Al ganar altura las panorámicas son cada vez más asombrosas y en algunos lugares los guías tienen instalados una escalerita y un sistema de sogas de apoyo ante algún resbalón, especialmente si hay un poco de nieve (aun en verano). El punto máximo de aproximación al glaciar está a 500 metros de la masa de hielo, en una pequeña península que ingresa en la laguna glaciaria rodeada de témpanos. El glaciar nos recibe con el atronador rompimiento de una pared de su frente, que cae en la laguna desde la cima de la montaña.
IDILIO CON TULIPANES Elegimos hacer este viaje entre la segunda y tercera semana de octubre por una razón muy concreta: ver la que acaso sea la postal más colorida de la Patagonia, en el campo de tulipanes de la familia Ledesma en Trevelin. Desde Esquel partimos en la mañana hacia el vecino “pueblo del molino” –tal es el significado del nombre en galés– y al llegar frente a la entrada de la cascada Nant y Fall aparece la plantación en una planicie, florecida en su máximo esplendor.
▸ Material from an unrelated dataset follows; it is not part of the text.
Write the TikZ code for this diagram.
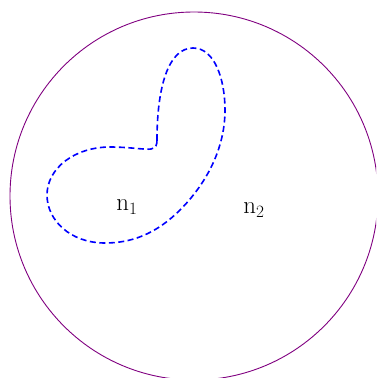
\documentclass[tikz,border=0pt]{standalone}
\begin{document}
\begin{tikzpicture}[x=1pt,y=-1pt,
  outer/.style={draw={rgb,255:red,128;green,0;blue,128},line width=0.9pt},
  region/.style={draw=blue,line width=1.6pt,dash pattern=on 6pt off 3.5pt},
  lbl/.style={inner sep=0pt,font=\fontsize{23}{26}\selectfont}]
\useasboundingbox (0,0) rectangle (376,378);
\begin{scope}
\clip (0,0) rectangle (376,378);
\draw[outer] (194,196) circle (184);
\end{scope}
\draw[region] (157,140) .. controls (157,88) and (168,48) .. (193,48)
  .. controls (215,48) and (225,80) .. (225,110)
  .. controls (225,150) and (205,185) .. (180,210)
  .. controls (155,235) and (130,243) .. (105,243)
  .. controls (70,243) and (47,220) .. (47,195)
  .. controls (47,168) and (75,147) .. (110,147)
  .. controls (130,147) and (145,150) .. (151,149)
  .. controls (156,148) and (157,145) .. (157,140) -- cycle;
\node[lbl] (n1) at (127,207) {$\mathrm{n}_1$};
\node[lbl] (n2) at (254,210) {$\mathrm{n}_2$};
\end{tikzpicture}
\end{document}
El campo de tulipanes en Trevelin es la cumbre del romanticismo entre los paisajes. Cuando uno llega y el panorama le arroja en la cara su insondable belleza, el impulso inicial es acribillarlo a disparos con la cámara. Pero lo más sensato sería relajarse, caminar la plantación y observar sus perfiles, saboreando su cromatismo hasta que los sentidos se calmen.
Estos tulipanes son una prueba compleja para cualquier fotógrafo. Hacer una foto “linda” allí es fácil. Lo difícil es agregarle la mirada propia mirada, el recorte estético. ¿Cómo adicionarle una cuota más de esteticismo a esa imponencia multicolor?
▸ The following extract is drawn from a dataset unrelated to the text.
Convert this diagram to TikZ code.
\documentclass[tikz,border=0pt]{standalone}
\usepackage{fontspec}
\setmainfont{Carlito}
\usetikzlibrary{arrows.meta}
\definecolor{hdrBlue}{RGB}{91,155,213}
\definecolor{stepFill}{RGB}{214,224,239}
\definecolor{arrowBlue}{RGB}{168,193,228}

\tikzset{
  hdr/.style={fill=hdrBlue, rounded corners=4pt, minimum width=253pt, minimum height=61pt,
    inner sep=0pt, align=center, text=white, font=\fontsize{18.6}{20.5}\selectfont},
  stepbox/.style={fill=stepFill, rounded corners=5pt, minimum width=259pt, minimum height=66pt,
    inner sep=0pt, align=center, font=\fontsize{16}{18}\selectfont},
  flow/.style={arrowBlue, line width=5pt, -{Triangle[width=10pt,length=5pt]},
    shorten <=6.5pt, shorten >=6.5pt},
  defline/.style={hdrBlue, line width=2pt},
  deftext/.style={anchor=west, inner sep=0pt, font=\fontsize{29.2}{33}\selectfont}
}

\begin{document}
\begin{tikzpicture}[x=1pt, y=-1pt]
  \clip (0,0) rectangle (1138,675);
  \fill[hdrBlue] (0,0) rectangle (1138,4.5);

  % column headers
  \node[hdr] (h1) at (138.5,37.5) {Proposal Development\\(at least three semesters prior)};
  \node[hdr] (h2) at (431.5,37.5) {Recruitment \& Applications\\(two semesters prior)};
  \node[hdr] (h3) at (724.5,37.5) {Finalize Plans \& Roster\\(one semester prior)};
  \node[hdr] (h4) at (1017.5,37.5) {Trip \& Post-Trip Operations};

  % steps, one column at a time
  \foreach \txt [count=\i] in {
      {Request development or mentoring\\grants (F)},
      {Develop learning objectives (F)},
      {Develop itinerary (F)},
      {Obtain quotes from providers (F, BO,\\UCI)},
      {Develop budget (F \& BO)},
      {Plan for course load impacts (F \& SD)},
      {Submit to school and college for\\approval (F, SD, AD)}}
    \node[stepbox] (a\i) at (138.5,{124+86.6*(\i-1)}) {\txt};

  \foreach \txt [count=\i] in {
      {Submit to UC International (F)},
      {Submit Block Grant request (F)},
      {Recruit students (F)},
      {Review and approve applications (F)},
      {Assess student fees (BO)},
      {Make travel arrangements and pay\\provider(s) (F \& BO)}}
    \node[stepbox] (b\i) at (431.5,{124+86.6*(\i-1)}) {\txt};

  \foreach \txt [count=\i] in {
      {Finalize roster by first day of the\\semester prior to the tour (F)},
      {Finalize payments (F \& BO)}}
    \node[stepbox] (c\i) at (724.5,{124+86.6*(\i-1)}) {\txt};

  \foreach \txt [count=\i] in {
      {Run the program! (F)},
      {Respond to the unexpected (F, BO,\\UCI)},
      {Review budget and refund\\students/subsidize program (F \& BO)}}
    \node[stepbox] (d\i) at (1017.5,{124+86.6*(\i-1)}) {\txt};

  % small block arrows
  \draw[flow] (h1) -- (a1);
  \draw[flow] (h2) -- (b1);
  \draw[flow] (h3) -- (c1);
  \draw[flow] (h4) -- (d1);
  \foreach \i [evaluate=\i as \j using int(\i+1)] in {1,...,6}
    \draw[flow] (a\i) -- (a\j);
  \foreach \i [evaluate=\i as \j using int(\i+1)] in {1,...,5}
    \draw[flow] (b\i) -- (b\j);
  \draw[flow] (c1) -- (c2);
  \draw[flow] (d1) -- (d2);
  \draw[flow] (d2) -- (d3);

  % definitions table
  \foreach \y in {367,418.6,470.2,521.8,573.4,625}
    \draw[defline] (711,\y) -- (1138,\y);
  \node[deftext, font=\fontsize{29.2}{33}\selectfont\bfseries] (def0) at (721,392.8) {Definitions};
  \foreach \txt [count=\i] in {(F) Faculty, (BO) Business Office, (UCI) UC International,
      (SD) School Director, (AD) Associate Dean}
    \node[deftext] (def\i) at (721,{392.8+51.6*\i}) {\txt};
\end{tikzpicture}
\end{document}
En el paisaje de los tulipanes en Trevelin –con su exuberante barroquismo– hay una explosión cromática servida en bandeja, con una montaña nevada en perspectiva y posibilidades infinitas de encuadres entre los que nos cuesta conseguir la originalidad. ¿Cómo encontrar lo que los otros no ven? La inquietante respuesta nos paraliza, obnubilados frente al paisaje inmóvil –con todo el tiempo del mundo– sin saber por dónde empezar. Pero consuela la sensación física de tener, ahora sí y por un instante, a la Patagonia hecha cuerpo, abrazada por la cintura.